Staatsform
Ein Verfassungskompromiss ist die Basis
Das libanesiche Demokratiemodell begann mit dem Ende der französischen Mandatszeit 1943. In einem ungeschriebenen Gentlemen's Agreement einigte sich die nach rascher Unabhängigkeit strebende libanesische Führung seinerzeit auf jenen Nationalpakt, der die Zedernrepublik im Grunde bis heute zusammenhält: Demnach ist der Präsident stets ein christlicher Maronit, die Schiiten stellen den Parlamentspräsidenten und ein Sunnit steht als Ministerpräsident an der Spitze der Regierung.
Zugleich verzichtete die damals noch eine Mehrheit der Bevölkerung vertretende, eng mit Frankreich verbundene christliche Führungsschicht im Nationalpakt darauf, weiter die Protektion westlicher Mächte zu suchen. Die muslimischen Repräsentanten wiederum versicherten, weder den Anschluss an Syrien noch an eine arabische Union zu betreiben - nach Jahrzehnten der Fremdherrschaft durch Osmanen und Franzosen sollte der Libanon endlich ein völlig unabhängiges Land sein, Teil der arabischen Welt zwar, jedoch mit einem "speziellen Charakter".
Der überkonfessionelle Verfassungskompromiss aber blieb brüchig. Schon 1958 kam es zu einem kurzen Bürgerkrieg, der erst durch die Intervention US-amerikanischer Einheiten beendet werden konnte. Lediglich die anderthalb Jahre danach waren gekennzeichnet von einer Phase relativer Stabilität - Investoren aus den Golf-Staaten, den USA und Europa nutzten Beirut als finanzielle Drehscheibe für die Profite aus der rasant anwachsenden Ölproduktion in der Region.
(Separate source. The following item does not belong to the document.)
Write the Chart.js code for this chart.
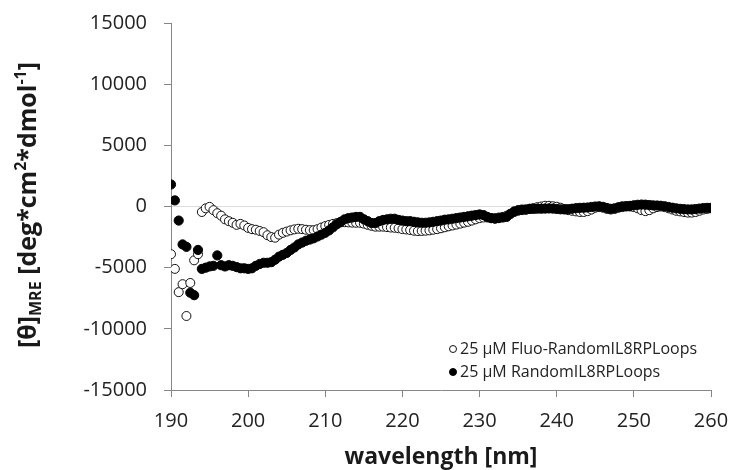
<!DOCTYPE html>
<html>
<head>
<meta charset="utf-8">
<script src="https://cdn.jsdelivr.net/npm/chart.js@4"></script>
<style>
    body { margin: 0; background: #fff; }
    #wrap { width: 732px; height: 470px; }
</style>
</head>
<body>
<div id="wrap"><canvas id="chart" width="732" height="470"></canvas></div>
<script>
// wavelength grid of the CD scan (nm)
const wlStart = 190;
const wlStep = 0.5;

// series labels
const seriesNames = ['25 µM Fluo-RandomIL8RPLoops', '25 µM RandomIL8RPLoops'];

// [θ]MRE, one value per 0.5 nm, 190 -> 260
const fluoValues = [
    -3900, -5100, -7000, -6350, -8950, -6250, -4400, -3900, -450, -150,
    -30, -300, -550, -750, -1050, -1200, -1330, -1500, -1420, -1550,
    -1750, -1850, -1900, -2000, -2100, -2350, -2500, -2550, -2300, -2150,
    -2050, -1950, -1870, -1820, -1850, -1900, -1930, -1930, -1850, -1720,
    -1600, -1500, -1420, -1350, -1300, -1280, -1300, -1320, -1330, -1330,
    -1400, -1500, -1580, -1650, -1650, -1650, -1680, -1720, -1740, -1780,
    -1850, -1880, -1920, -1980, -2010, -2000, -1980, -1950, -1900, -1850,
    -1780, -1700, -1620, -1550, -1480, -1400, -1320, -1250, -1150, -1050,
    -950, -900, -900, -950, -950, -900, -850, -750, -600, -450,
    -350, -300, -250, -180, -120, -50, 0, 60, 60, 20,
    -20, -100, -200, -300, -350, -400, -450, -450, -380, -250,
    -100, -50, -100, -200, -250, -200, -100, -50, 0, 0,
    -50, -150, -300, -380, -300, -150, -50, 0, -50, -150,
    -250, -350, -400, -450, -500, -500, -450, -350, -250, -200,
    -150
];

const plainValues = [
    1800, 500, -1150, -3100, -3300, -7050, -7250, -3550, -5100, -5000,
    -4900, -4850, -4000, -4800, -4900, -4800, -4850, -4950, -5050, -5050,
    -5100, -5050, -4850, -4700, -4600, -4600, -4550, -4350, -4100, -3950,
    -3800, -3550, -3350, -3100, -2950, -2800, -2700, -2600, -2450, -2300,
    -2150, -1950, -1700, -1450, -1250, -1050, -950, -900, -850, -850,
    -1050, -1200, -1350, -1350, -1200, -1100, -1050, -1000, -1000, -1100,
    -1150, -1200, -1200, -1250, -1300, -1330, -1330, -1300, -1250, -1200,
    -1150, -1080, -1050, -1000, -950, -900, -850, -800, -750, -700,
    -650, -700, -850, -950, -1000, -950, -900, -850, -600, -400,
    -300, -250, -250, -200, -200, -180, -180, -170, -160, -170,
    -200, -230, -240, -220, -180, -140, -110, -100, -80, -40,
    0, 20, -30, -120, -190, -150, -60, 10, 30, 50,
    100, 140, 160, 150, 120, 90, 80, 60, 20, -40,
    -100, -150, -190, -220, -240, -240, -210, -170, -130, -110,
    -110
];

// axis ranges
const xMin = 190, xMax = 260, xStep = 10;
const yMin = -15000, yMax = 15000, yStep = 5000;

const FONT = '"Open Sans", "DejaVu Sans", sans-serif';

function toPoints(values) {
    return values.map((v, i) => ({ x: wlStart + i * wlStep, y: v }));
}

// y axis title with subscript / superscripts
const yTitlePlugin = {
    id: 'yTitle',
    afterDraw(chart) {
        const ctx = chart.ctx;
        const main = 'bold 25px ' + FONT;
        const small = 'bold 16px ' + FONT;
        const parts = [
            { t: '[θ]', f: main, dy: 0 },
            { t: 'MRE', f: small, dy: 5 },
            { t: ' [deg*cm', f: main, dy: 0 },
            { t: '2', f: small, dy: -10 },
            { t: '*dmol', f: main, dy: 0 },
            { t: '-1', f: small, dy: -10 },
            { t: ']', f: main, dy: 0 }
        ];
        let total = 0;
        parts.forEach(p => { ctx.font = p.f; p.w = ctx.measureText(p.t).width; total += p.w; });
        ctx.save();
        ctx.translate(36, 205);
        ctx.rotate(-Math.PI / 2);
        ctx.fillStyle = '#1a1a1a';
        ctx.textBaseline = 'alphabetic';
        let x = -total / 2;
        parts.forEach(p => {
            ctx.font = p.f;
            ctx.fillText(p.t, x, p.dy);
            x += p.w;
        });
        ctx.restore();
    }
};

// legend drawn inside the plot, lower right
const legendPlugin = {
    id: 'innerLegend',
    afterDatasetsDraw(chart) {
        const ctx = chart.ctx;
        const rows = [349, 372];
        ctx.save();
        ctx.font = '16px ' + FONT;
        ctx.textBaseline = 'middle';
        chart.data.datasets.forEach((ds, i) => {
            ctx.beginPath();
            ctx.arc(453, rows[i], 3.5, 0, Math.PI * 2);
            ctx.fillStyle = ds.backgroundColor;
            ctx.fill();
            ctx.lineWidth = 1;
            ctx.strokeStyle = ds.borderColor;
            ctx.stroke();
            ctx.fillStyle = '#222';
            ctx.fillText(ds.label, 460, rows[i]);
        });
        ctx.restore();
    }
};

const ctx = document.getElementById('chart').getContext('2d');

new Chart(ctx, {
    type: 'scatter',
    data: {
        datasets: [
            {
                label: seriesNames[0],
                data: toPoints(fluoValues),
                backgroundColor: '#ffffff',
                borderColor: '#111111',
                borderWidth: 1,
                pointRadius: 4.5,
                order: 1
            },
            {
                label: seriesNames[1],
                data: toPoints(plainValues),
                backgroundColor: '#000000',
                borderColor: '#000000',
                borderWidth: 1,
                pointRadius: 4.6,
                order: 0
            }
        ]
    },
    options: {
        responsive: false,
        animation: false,
        layout: { padding: { left: 0, right: 21, top: 23, bottom: 0 } },
        plugins: {
            legend: { display: false },
            tooltip: { enabled: false }
        },
        scales: {
            x: {
                type: 'linear',
                min: xMin,
                max: xMax,
                ticks: {
                    stepSize: xStep,
                    padding: 12,
                    color: '#222',
                    font: { family: FONT, size: 20 },
                    callback: v => String(v)
                },
                grid: { drawOnChartArea: false, tickLength: 7, tickColor: '#868686' },
                border: { color: '#868686', width: 1 },
                title: {
                    display: true,
                    text: 'wavelength [nm]',
                    color: '#1a1a1a',
                    font: { family: FONT, size: 23, weight: 'bold' },
                    padding: { top: 0, bottom: -1 }
                },
                afterFit(scale) {
                    scale.height = 80;
                    scale.paddingLeft = 0;
                    scale.paddingRight = 0;
                }
            },
            y: {
                min: yMin,
                max: yMax,
                ticks: {
                    stepSize: yStep,
                    padding: 17,
                    color: '#222',
                    font: { family: FONT, size: 20 },
                    callback: v => String(v)
                },
                grid: {
                    color: c => c.tick && c.tick.value === 0 ? '#dcdcdc' : 'rgba(0,0,0,0)',
                    tickColor: '#868686',
                    tickLength: 7
                },
                border: { color: '#868686', width: 1 },
                afterFit(scale) {
                    scale.width = 171;
                    scale.paddingTop = 0;
                    scale.paddingBottom = 0;
                }
            }
        }
    },
    plugins: [yTitlePlugin, legendPlugin]
});
</script>
</body>
</html>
Das florierende Bankenwesen bescherte dem heute knapp vier Millionen Einwohner großen Mittelmeeranrainer den Titel "Schweiz des Nahen Ostens".
Getrübt wurde der Aufschwung spätestens seit Ende der 1960er-Jahre durch Angriffe der Palästinensischen Befreiungsorganisation (PLO) auf israelisches Territorium - und die Vergeltungsschläge gegen den Südlibanon. Bestärkt durch die internationale Hochzeit linker Befreiungsbewegungen schlossen sich die mehrheitlich muslimisch dominierten Parteien am Vorabend des Bürgerkrieges 1975 mit der PLO zur "Nationalen Bewegung" zusammen. Ihr Gegner: eine von der maronitischen Kataeb-Partei geführte Allianz, die zumindest zeitweise die Errichtung eines christlichen Ministaates zum Ziel hatte.
Trotz vielfach wechselnder Bündnisse und bewaffneter innerkonfessioneller Konflikte änderte auch der Friedensvertrag von Taif 1989 die Machtverteilung nicht wesentlich: Lediglich die Befugnisse des maronitischen Präsidenten wurden beschränkt und im Parlament eine paritätische Verteilung christlicher und muslimischer Sitze vereinbart. Zugleich baute Syrien seine mit dem Einmarsch 1976 erworbene Stellung als Protektoratsmacht weiter aus: Bis zu den Präsidentenwahlen 2004, als der heutige Amtsinhaber Emile Lahoud ein zweites Mandat erhielt, konnte kein Staatsoberhaupt ohne vorherige Zustimmung aus Damaskus gewählt werden.
Seit der "Zedernrevolution" von Frühjahr 2005 jedoch, die den Abzug der syrischen Besatzungstruppen zur Folge hatte, ist die Situation verfahren. Die Grundformel libanesischer Politik, einen Konsens zu finden, der sowohl prosyrische wie antisyrische, christliche wie muslimische Abgeordnete zufrieden stellt, ist dadurch nicht einfacher geworden.